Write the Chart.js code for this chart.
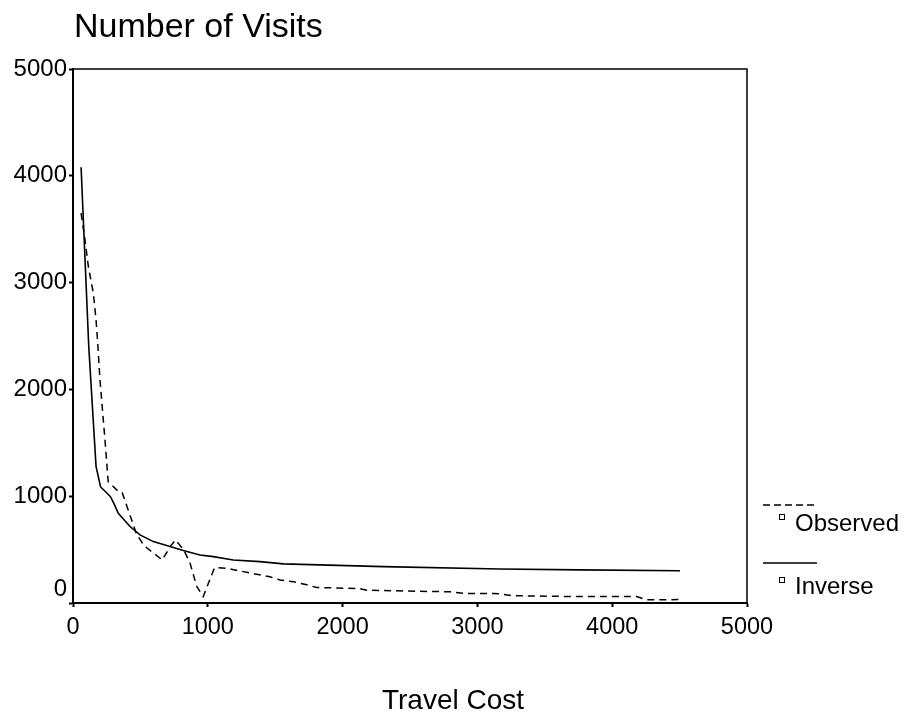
<!DOCTYPE html>
<html>
<head>
<meta charset="utf-8">
<script src="https://cdn.jsdelivr.net/npm/chart.js@4"></script>
<style>
  html, body { margin: 0; padding: 0; background: #ffffff; }
  #wrap { width: 906px; height: 717px; }
</style>
</head>
<body>
<div id="wrap"><canvas id="c" width="906" height="717"></canvas></div>
<script>
const chartTitle = "Number of Visits";
const xAxisTitle = "Travel Cost";
const xTicks = [0, 1000, 2000, 3000, 4000, 5000];
const yTicks = [0, 1000, 2000, 3000, 4000, 5000];

const observedLabel = "Observed";
const observedX = [60, 89, 114, 151, 171, 183, 200, 237, 261, 336, 365, 470, 525, 584, 662, 722, 760, 822, 868, 918, 966, 1050, 1140, 1338, 1461, 1536, 1634, 1734, 1808, 2129, 2178, 2475, 2797, 2896, 3118, 3168, 3266, 3761, 4181, 4255, 4503];
const observedY = [3650, 3400, 3150, 2900, 2650, 2440, 2090, 1530, 1136, 1045, 1033, 650, 540, 480, 403, 530, 590, 496, 375, 155, 59, 331, 325, 275, 245, 215, 200, 170, 145, 135, 120, 112, 105, 90, 90, 85, 68, 60, 60, 30, 32];

const inverseLabel = "Inverse";
const inverseX = [60, 117, 171, 204, 278, 303, 336, 423, 497, 596, 720, 818, 942, 1041, 1189, 1387, 1560, 2302, 3168, 3761, 4503];
const inverseY = [4080, 2400, 1280, 1089, 995, 933, 840, 716, 638, 575, 529, 491, 450, 434, 403, 387, 366, 341, 319, 310, 302];

const FONT = "'Liberation Sans', Arial, sans-serif";

function toPoints(xs, ys) { return xs.map((x, i) => ({ x: x, y: ys[i] })); }

const decorPlugin = {
  id: 'decor',
  afterDraw(chart) {
    const ctx = chart.ctx;
    const a = chart.chartArea;
    ctx.save();
    // frame top and right
    ctx.strokeStyle = '#000';
    ctx.lineWidth = 1.5;
    ctx.beginPath();
    ctx.moveTo(a.left, a.top);
    ctx.lineTo(a.right, a.top);
    ctx.lineTo(a.right, a.bottom);
    ctx.stroke();

    // chart title
    ctx.fillStyle = '#000';
    ctx.textBaseline = 'alphabetic';
    ctx.textAlign = 'left';
    ctx.font = "34px " + FONT;
    ctx.fillText(chartTitle, 74, 37);

    // x axis title
    ctx.font = "28px " + FONT;
    ctx.textAlign = 'center';
    ctx.fillText(xAxisTitle, 453, 709);

    // legend
    const ds = chart.data.datasets;
    const rows = [
      { lineY: 505, boxY: 514, textY: 531 },
      { lineY: 563, boxY: 577, textY: 594 }
    ];
    ds.forEach((d, i) => {
      const r = rows[i];
      ctx.strokeStyle = '#000';
      ctx.lineWidth = 1.3;
      ctx.setLineDash(d.borderDash ? [7, 4] : []);
      ctx.beginPath();
      ctx.moveTo(763, r.lineY);
      ctx.lineTo(817, r.lineY);
      ctx.stroke();
      ctx.setLineDash([]);
      ctx.lineWidth = 1;
      ctx.strokeRect(779.5, r.boxY + 0.5, 5, 5);
      ctx.font = "24px " + FONT;
      ctx.textAlign = 'left';
      ctx.fillStyle = '#000';
      ctx.fillText(d.label, 795, r.textY);
    });
    ctx.restore();
  }
};

new Chart(document.getElementById('c'), {
  type: 'line',
  data: {
    datasets: [
      {
        label: observedLabel,
        data: toPoints(observedX, observedY),
        borderColor: '#000',
        borderWidth: 1.5,
        borderDash: [7, 5],
        pointRadius: 0,
        fill: false,
        tension: 0
      },
      {
        label: inverseLabel,
        data: toPoints(inverseX, inverseY),
        borderColor: '#000',
        borderWidth: 1.6,
        pointRadius: 0,
        fill: false,
        tension: 0
      }
    ]
  },
  options: {
    responsive: false,
    animation: false,
    layout: { padding: { top: 69, right: 159, left: 0, bottom: 0 } },
    plugins: {
      legend: { display: false },
      title: { display: false },
      tooltip: { enabled: false }
    },
    scales: {
      x: {
        type: 'linear',
        min: 0, max: 5000,
        afterBuildTicks(scale) { scale.ticks = xTicks.map(v => ({ value: v })); },
        afterFit(scale) { scale.height = 114; },
        grid: { drawOnChartArea: false, drawTicks: true, tickLength: 4, tickWidth: 2, tickColor: '#000' },
        border: { display: true, color: '#000', width: 2 },
        ticks: {
          color: '#000',
          font: { family: FONT, size: 23.5 },
          padding: 6,
          maxRotation: 0,
          autoSkip: false,
          callback: v => String(v)
        }
      },
      y: {
        type: 'linear',
        min: 0, max: 5000,
        afterBuildTicks(scale) { scale.ticks = yTicks.map(v => ({ value: v })); },
        afterFit(scale) { scale.width = 73; },
        grid: { drawOnChartArea: false, drawTicks: true, tickLength: 4, tickWidth: 2, tickColor: '#000' },
        border: { display: true, color: '#000', width: 2 },
        ticks: {
          color: '#000',
          font: { family: FONT, size: 24, lineHeight: 1.1 },
          padding: 2,
          autoSkip: false,
          callback: v => (v === 0 ? ['0', ''] : String(v))
        }
      }
    }
  },
  plugins: [decorPlugin]
});
</script>
</body>
</html>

___

* [INSTRUCTIONS FOR THE TASK]: The data above needs to be retyped exactly, with the images left out.

* [SOLUTION TO THIS TASK]:
Write the Chart.js code for this chart.
<!DOCTYPE html>
<html>
<head>
<meta charset="utf-8">
<script src="https://cdn.jsdelivr.net/npm/chart.js@4"></script>
<style>
  html, body { margin: 0; padding: 0; background: #ffffff; }
  #wrap { width: 906px; height: 717px; }
</style>
</head>
<body>
<div id="wrap"><canvas id="c" width="906" height="717"></canvas></div>
<script>
const chartTitle = "Number of Visits";
const xAxisTitle = "Travel Cost";
const xTicks = [0, 1000, 2000, 3000, 4000, 5000];
const yTicks = [0, 1000, 2000, 3000, 4000, 5000];

const observedLabel = "Observed";
const observedX = [60, 89, 114, 151, 171, 183, 200, 237, 261, 336, 365, 470, 525, 584, 662, 722, 760, 822, 868, 918, 966, 1050, 1140, 1338, 1461, 1536, 1634, 1734, 1808, 2129, 2178, 2475, 2797, 2896, 3118, 3168, 3266, 3761, 4181, 4255, 4503];
const observedY = [3650, 3400, 3150, 2900, 2650, 2440, 2090, 1530, 1136, 1045, 1033, 650, 540, 480, 403, 530, 590, 496, 375, 155, 59, 331, 325, 275, 245, 215, 200, 170, 145, 135, 120, 112, 105, 90, 90, 85, 68, 60, 60, 30, 32];

const inverseLabel = "Inverse";
const inverseX = [60, 117, 171, 204, 278, 303, 336, 423, 497, 596, 720, 818, 942, 1041, 1189, 1387, 1560, 2302, 3168, 3761, 4503];
const inverseY = [4080, 2400, 1280, 1089, 995, 933, 840, 716, 638, 575, 529, 491, 450, 434, 403, 387, 366, 341, 319, 310, 302];

const FONT = "'Liberation Sans', Arial, sans-serif";

function toPoints(xs, ys) { return xs.map((x, i) => ({ x: x, y: ys[i] })); }

const decorPlugin = {
  id: 'decor',
  afterDraw(chart) {
    const ctx = chart.ctx;
    const a = chart.chartArea;
    ctx.save();
    // frame top and right
    ctx.strokeStyle = '#000';
    ctx.lineWidth = 1.5;
    ctx.beginPath();
    ctx.moveTo(a.left, a.top);
    ctx.lineTo(a.right, a.top);
    ctx.lineTo(a.right, a.bottom);
    ctx.stroke();

    // chart title
    ctx.fillStyle = '#000';
    ctx.textBaseline = 'alphabetic';
    ctx.textAlign = 'left';
    ctx.font = "34px " + FONT;
    ctx.fillText(chartTitle, 74, 37);

    // x axis title
    ctx.font = "28px " + FONT;
    ctx.textAlign = 'center';
    ctx.fillText(xAxisTitle, 453, 709);

    // legend
    const ds = chart.data.datasets;
    const rows = [
      { lineY: 505, boxY: 514, textY: 531 },
      { lineY: 563, boxY: 577, textY: 594 }
    ];
    ds.forEach((d, i) => {
      const r = rows[i];
      ctx.strokeStyle = '#000';
      ctx.lineWidth = 1.3;
      ctx.setLineDash(d.borderDash ? [7, 4] : []);
      ctx.beginPath();
      ctx.moveTo(763, r.lineY);
      ctx.lineTo(817, r.lineY);
      ctx.stroke();
      ctx.setLineDash([]);
      ctx.lineWidth = 1;
      ctx.strokeRect(779.5, r.boxY + 0.5, 5, 5);
      ctx.font = "24px " + FONT;
      ctx.textAlign = 'left';
      ctx.fillStyle = '#000';
      ctx.fillText(d.label, 795, r.textY);
    });
    ctx.restore();
  }
};

new Chart(document.getElementById('c'), {
  type: 'line',
  data: {
    datasets: [
      {
        label: observedLabel,
        data: toPoints(observedX, observedY),
        borderColor: '#000',
        borderWidth: 1.5,
        borderDash: [7, 5],
        pointRadius: 0,
        fill: false,
        tension: 0
      },
      {
        label: inverseLabel,
        data: toPoints(inverseX, inverseY),
        borderColor: '#000',
        borderWidth: 1.6,
        pointRadius: 0,
        fill: false,
        tension: 0
      }
    ]
  },
  options: {
    responsive: false,
    animation: false,
    layout: { padding: { top: 69, right: 159, left: 0, bottom: 0 } },
    plugins: {
      legend: { display: false },
      title: { display: false },
      tooltip: { enabled: false }
    },
    scales: {
      x: {
        type: 'linear',
        min: 0, max: 5000,
        afterBuildTicks(scale) { scale.ticks = xTicks.map(v => ({ value: v })); },
        afterFit(scale) { scale.height = 114; },
        grid: { drawOnChartArea: false, drawTicks: true, tickLength: 4, tickWidth: 2, tickColor: '#000' },
        border: { display: true, color: '#000', width: 2 },
        ticks: {
          color: '#000',
          font: { family: FONT, size: 23.5 },
          padding: 6,
          maxRotation: 0,
          autoSkip: false,
          callback: v => String(v)
        }
      },
      y: {
        type: 'linear',
        min: 0, max: 5000,
        afterBuildTicks(scale) { scale.ticks = yTicks.map(v => ({ value: v })); },
        afterFit(scale) { scale.width = 73; },
        grid: { drawOnChartArea: false, drawTicks: true, tickLength: 4, tickWidth: 2, tickColor: '#000' },
        border: { display: true, color: '#000', width: 2 },
        ticks: {
          color: '#000',
          font: { family: FONT, size: 24, lineHeight: 1.1 },
          padding: 2,
          autoSkip: false,
          callback: v => (v === 0 ? ['0', ''] : String(v))
        }
      }
    }
  },
  plugins: [decorPlugin]
});
</script>
</body>
</html>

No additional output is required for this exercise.